Sifting through her emails late Thursday morning, the cable news anchor found her daily devotional, a subscription to California Pastor Rick Warren’s “Daily Hope.” In it, Warren referenced Matthew 6:25, which reads, “Do not worry about your life, what you will eat or drink; or about your body, what you will wear. Is not life more than food, and the body more than clothes?”
“When I read that this morning, I thought, ‘Who am I to worry?’” she recalled. “Imagine if you were a Syrian refugee right now. This verse might feel very hard to stomach.”
For years, Perino has cleverly kept her own propensity to worry in check. While most of us are counting from one to 10, the popular political commentator is counting from “I” to “me” — the bookends of one of her favorite Bible passages, Philippians 4:13, which declares, “I can do all things through Christ who strengthens me.”

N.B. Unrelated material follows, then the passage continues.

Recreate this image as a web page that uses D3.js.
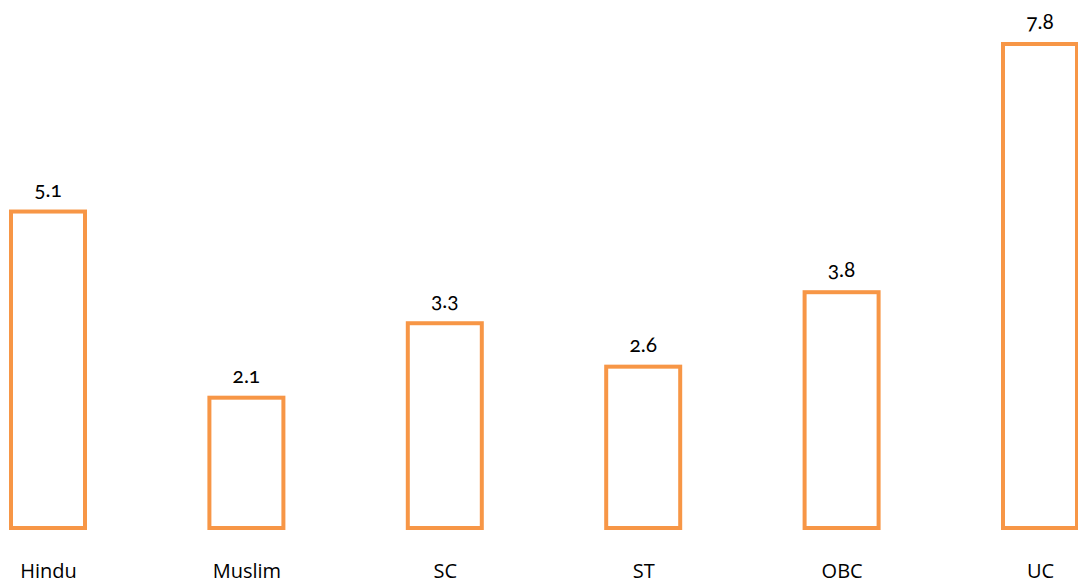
<!DOCTYPE html>
<html><head><meta charset="utf-8">
<script src="https://cdn.jsdelivr.net/npm/d3@7"></script>
<style>body{margin:0;background:#fff;} svg{display:block;}</style>
</head><body>
<script>
const categories = ["Hindu","Muslim","SC","ST","OBC","UC"];
const values = [5.1, 2.1, 3.3, 2.6, 3.8, 7.8];
const labels = ["5.1","2.1","3.3","2.6","3.8","7.8"];

const W = 1078, H = 587;
const svg = d3.select("body").append("svg").attr("width", W).attr("height", H);
const x = d3.scalePoint().domain(categories).range([48, 1040]).padding(0);
const y = d3.scaleLinear().domain([0, 7.8]).range([528, 44]);
const bw = 74;

svg.selectAll("rect.bar").data(values).enter().append("rect")
  .attr("class","bar")
  .attr("x", (d,i) => x(categories[i]) - bw/2)
  .attr("y", d => y(d))
  .attr("width", bw)
  .attr("height", d => y(0) - y(d))
  .attr("fill", "#fff").attr("stroke", "#F79646").attr("stroke-width", 4);

svg.selectAll("text.val").data(values).enter().append("text")
  .attr("class","val")
  .attr("x", (d,i) => x(categories[i]))
  .attr("y", d => y(d) - 15)
  .attr("text-anchor","middle")
  .style("font-family","Lato, 'Open Sans', sans-serif")
  .style("font-variant-numeric","oldstyle-nums")
  .style("font-size","21px").attr("fill","#000")
  .text((d,i) => labels[i]);

const xAxis = d3.axisBottom(x).tickSize(0).tickPadding(0);
const g = svg.append("g").attr("transform","translate(0,578)").call(xAxis);
g.select(".domain").remove();
g.selectAll("text").attr("dy","0")
  .style("font-family","'Open Sans', 'Noto Sans', sans-serif")
  .style("font-size","20px").attr("fill","#000");
</script>
</body></html>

So whether she’s on a walk or doing reps with her personal trainer, Perino said she counts in intervals of 10 by silently reciting the 10-word Bible verse.
“I’ve done this probably since I was 23,” Perino said. “It comes up over and over again.”
The Fox News personality serves as the anchor of “The Daily Briefing,” which airs weekdays at 2 p.m., and is a co-host of “The Five,” on weekdays at 5 p.m. Perino also hosts a monthly special, “Dana Perino’s Book Club,” on Fox Nation, the cable news outlet’s new digital platform.